Fakery, forgery and the fore-edge painter

forged letters byronFound in a box of ephemera are some pages from a feature entitled ‘The Fore-Edge Painter ‘, which was published in a early fifties issue of Lilliput magazine. The piece is about a professional antique- faker who is introduced by an antiquarian bookseller to ‘Gulliver’, who wants to know the tricks of the forgery trade.

The piece is doubtless semi-fictional and was probably contributed by a dealer or collector familiar with the tricks of the forger which, by the way, is still very much alive, the most astonishing recent example being that of Sean Greenhalgh, the brilliant art student dropout who fooled ‘ eminent ‘ West End dealers and museum professionals with artefacts created in the garden shed of his council house in Bolton.

In this Lilliput feature the faker is described as ‘ a foxy little man with a red knobbly face, sandy hair and cunning hazel eyes ‘—a bit of a cliché that, since most forgers look like the average Joe, and indeed Greenhalgh has the face of a fifty something football fan you might find in the public bar of a pub outside Old Trafford.

Anyway, ‘knobbly face’ begins his presentation by producing an early nineteenth century volume and manipulating it with thumb and finger to show the fore-edge painting. He then announces that this was a fine example of ‘Genuine Edwards double fore-edge painting ‘which he had picked up at a country sale the week before. Unimpressed by the spiel the book dealer offers £5 for the volume. The faker accepts the money, but protests that if the painting was really by Edwards it might be worth up to £200.

He then produces a single sheet of notepaper which on close inspection appears to be a letter dated 1837 from Charles Dickens to his friend and biographer John Forster. This too turns out to be another of his fakes. And there are more. A letter in a vigorous hand on roughish paper appears to be by Robert Burns until the faker reveals that he wrote it himself in ox-gall obtained from his butcher on a flyleaf removed from a mid eighteenth century book.
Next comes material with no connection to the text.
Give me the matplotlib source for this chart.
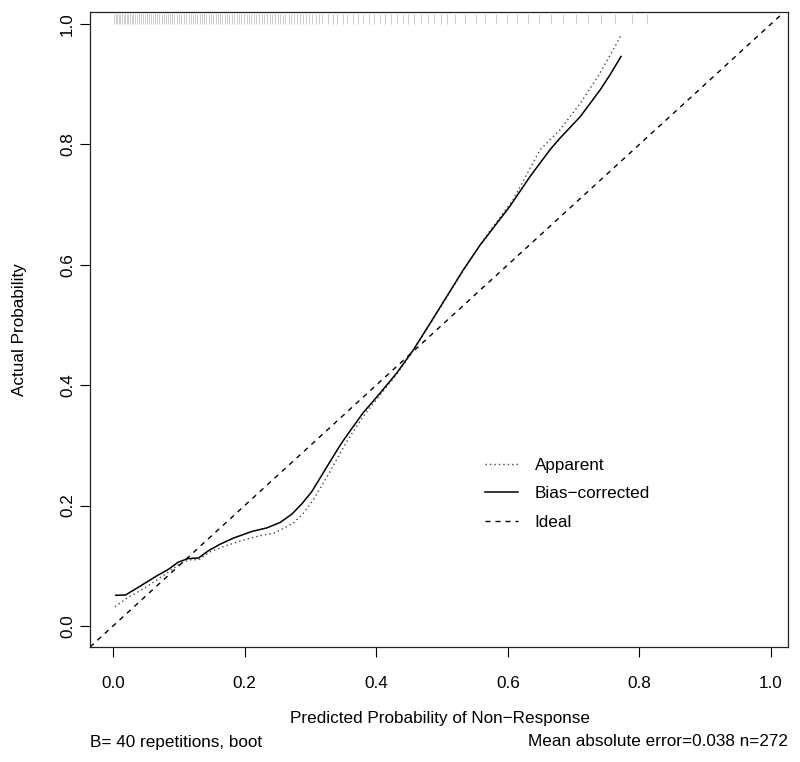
import matplotlib
matplotlib.use("Agg")
import matplotlib.pyplot as plt
import matplotlib.transforms as mtransforms

plt.rcParams['font.family'] = ['Liberation Sans', 'DejaVu Sans']

# Bias-corrected calibration curve
bias_x = [0.004, 0.019, 0.041, 0.066, 0.084, 0.099, 0.114, 0.130, 0.145, 0.163,
          0.183, 0.211, 0.234, 0.254, 0.272, 0.287, 0.302, 0.312, 0.322, 0.345,
          0.355, 0.380, 0.406, 0.431, 0.456, 0.482, 0.507, 0.532, 0.558, 0.570,
          0.603, 0.634, 0.664, 0.679, 0.710, 0.740, 0.755, 0.772]
bias_y = [0.051, 0.0515, 0.066, 0.083, 0.094, 0.106, 0.112, 0.113, 0.125, 0.136,
          0.146, 0.157, 0.163, 0.172, 0.186, 0.203, 0.223, 0.241, 0.259, 0.300,
          0.316, 0.354, 0.387, 0.420, 0.458, 0.503, 0.547, 0.591, 0.633, 0.650,
          0.697, 0.747, 0.791, 0.810, 0.846, 0.890, 0.915, 0.946]

# Apparent calibration curve
app_x = [0.003, 0.021, 0.051, 0.082, 0.102, 0.117, 0.130, 0.147, 0.168, 0.193,
         0.223, 0.244, 0.259, 0.274, 0.289, 0.304, 0.315, 0.330, 0.355, 0.380,
         0.406, 0.431, 0.456, 0.482, 0.507, 0.532, 0.558, 0.570, 0.608, 0.649,
         0.679, 0.710, 0.740, 0.760, 0.773]
app_y = [0.032, 0.046, 0.065, 0.088, 0.104, 0.110, 0.110, 0.123, 0.132, 0.141,
         0.150, 0.154, 0.162, 0.171, 0.187, 0.209, 0.229, 0.257, 0.306, 0.348,
         0.384, 0.418, 0.457, 0.502, 0.546, 0.590, 0.633, 0.652, 0.708, 0.791,
         0.824, 0.868, 0.918, 0.957, 0.983]

# Predicted probabilities (rug at top)
rug_x = [0.001, 0.004, 0.006, 0.009, 0.011, 0.013, 0.016, 0.018, 0.021, 0.023,
         0.026, 0.029, 0.031, 0.034, 0.037, 0.040, 0.043, 0.046, 0.049, 0.052,
         0.055, 0.058, 0.061, 0.064, 0.067, 0.070, 0.074, 0.077, 0.080, 0.083,
         0.087, 0.090, 0.093, 0.097, 0.100, 0.104, 0.108, 0.111, 0.115, 0.118,
         0.121, 0.125, 0.128, 0.132, 0.135, 0.139, 0.142, 0.146, 0.149, 0.152,
         0.156, 0.159, 0.163, 0.166, 0.170, 0.173, 0.177, 0.181, 0.184, 0.188,
         0.191, 0.195, 0.199, 0.203, 0.207, 0.210, 0.214, 0.218, 0.222, 0.226,
         0.230, 0.234, 0.238, 0.242, 0.246, 0.250, 0.254, 0.258, 0.262, 0.267,
         0.271, 0.275, 0.280, 0.284, 0.289, 0.293, 0.298, 0.303, 0.308, 0.313,
         0.318, 0.326, 0.334, 0.341, 0.349, 0.356, 0.364, 0.372, 0.380, 0.389,
         0.397, 0.405, 0.414, 0.422, 0.431, 0.440, 0.449, 0.458, 0.468, 0.478,
         0.488, 0.498, 0.508, 0.520, 0.535, 0.551, 0.566, 0.582, 0.598, 0.614,
         0.631, 0.648, 0.666, 0.684, 0.703, 0.722, 0.742, 0.763, 0.788, 0.812]

x_ticks = [0.0, 0.2, 0.4, 0.6, 0.8, 1.0]
y_ticks = [0.0, 0.2, 0.4, 0.6, 0.8, 1.0]
tick_labels = ["0.0", "0.2", "0.4", "0.6", "0.8", "1.0"]

W, H = 800, 762
fig = plt.figure(figsize=(W / 100, H / 100), dpi=100)
ax = fig.add_axes([90 / W, 1 - 647 / H, (788 - 90) / W, (647 - 12) / H])
ax.set_xlim(-0.035, 1.0258)
ax.set_ylim(-0.0349, 1.0199)

fs = 12.3

# rug
trans = mtransforms.blended_transform_factory(ax.transData, ax.transAxes)
ax.vlines(rug_x, 0.981, 0.997, transform=trans, color='#c4c4c4', linewidth=0.6)

ideal = ax.axline((0, 0), slope=1, color='black', linewidth=1.0, dashes=(3.6, 3.6), label='Ideal')
app, = ax.plot(app_x, app_y, color='#444444', linewidth=1.0, dashes=(1.0, 2.2), label='Apparent')
bias, = ax.plot(bias_x, bias_y, color='black', linewidth=1.1, label='Bias\u2212corrected')

ax.set_xticks(x_ticks)
ax.set_xticklabels(tick_labels)
ax.set_yticks(y_ticks)
ax.set_yticklabels(tick_labels, rotation=90, va='center')
ax.tick_params(axis='both', direction='out', length=7.2, width=0.8, labelsize=fs, color='black')
ax.tick_params(axis='x', pad=13.5)
ax.tick_params(axis='y', pad=3.5)
for s in ax.spines.values():
    s.set_linewidth(0.9)
    s.set_color('#222222')

leg = ax.legend(handles=[app, bias, ideal], loc='upper left',
                bbox_to_anchor=(485 / W, 1 - 458 / H), bbox_transform=fig.transFigure,
                frameon=False, fontsize=fs, handlelength=1.95, handletextpad=0.95,
                labelspacing=0.78, borderpad=0, borderaxespad=0)

fig.text(440 / W, 1 - 719 / H, "Predicted Probability of Non\u2212Response", ha='center', va='center', fontsize=fs)
fig.text(20 / W, 1 - 330 / H, "Actual Probability", ha='center', va='center', rotation=90, fontsize=fs)
fig.text(90 / W, 1 - 742 / H, "B= 40 repetitions, boot", ha='left', va='center', fontsize=fs)
fig.text(788 / W, 1 - 742 / H, "Mean absolute error=0.038 n=272", ha='right', va='center', fontsize=fs)

fig.savefig("out.png", dpi=100)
Finally, comes the piece de resistance. The faker reveals that on one occasion he picked up a first edition of Johnson’s Dictionary for five shillings:

‘…I inscribed it on the fly-leaf as a presentation copy from Johnson to Boswell…Made a nice little ‘association item’ as they call it in the trade. Bookseller gave me twenty-five bob for it. Trouble was, I’d run out of ox-gall so I thought I’d try permanganate. Gives a lovely antique brown tint at first, but it only lasts a few weeks’

 Indeed so. In contact with air potassium permanganate oxidises into manganese dioxide, which is known to artists as umber, and is still used to ‘age’ theatrical props. The forger then boasts that he could copy the hands of many famous writers, including Coleridge, Byron, Thackeray and Tennyson and had sold fake letters in their handwriting by pasting them into old albums and peddling them around towns on the south coast. Using the same sales talk technique employed by Greenhalgh’s father decades later on his trips to auction houses and art dealers, it went something like this: ‘ I’ve got a rather interesting looking album here that was given to me as a boy by an old family friend…I don’t know whether any of these letters are worth anything…’ In Bournemouth alone he had made a hundred quid.

Other fakes created by the anonymous craftsman included ‘sixteenth century’ horn books made from old ( ?mica) picnic cups, some documents made from the skin of an old drum, and an early nineteenth century brolly picked up in the old Caledonian market and provided with an inscribed silver band that told of its being given as a present from Emily Bronte to her sister Charlotte.

Compared with the inept art forgeries of Tom Keating that made the headlines in the seventies these documents and artefacts appear to have been most convincing, if we are to believe the testament of a criminal. I myself have come across at auction albums of letters purporting to be from nineteenth century figures and have convinced myself that no forger would bother to fake the hand of a minor individual and that any letter bearing a printed address must be genuine. Caveat emptor.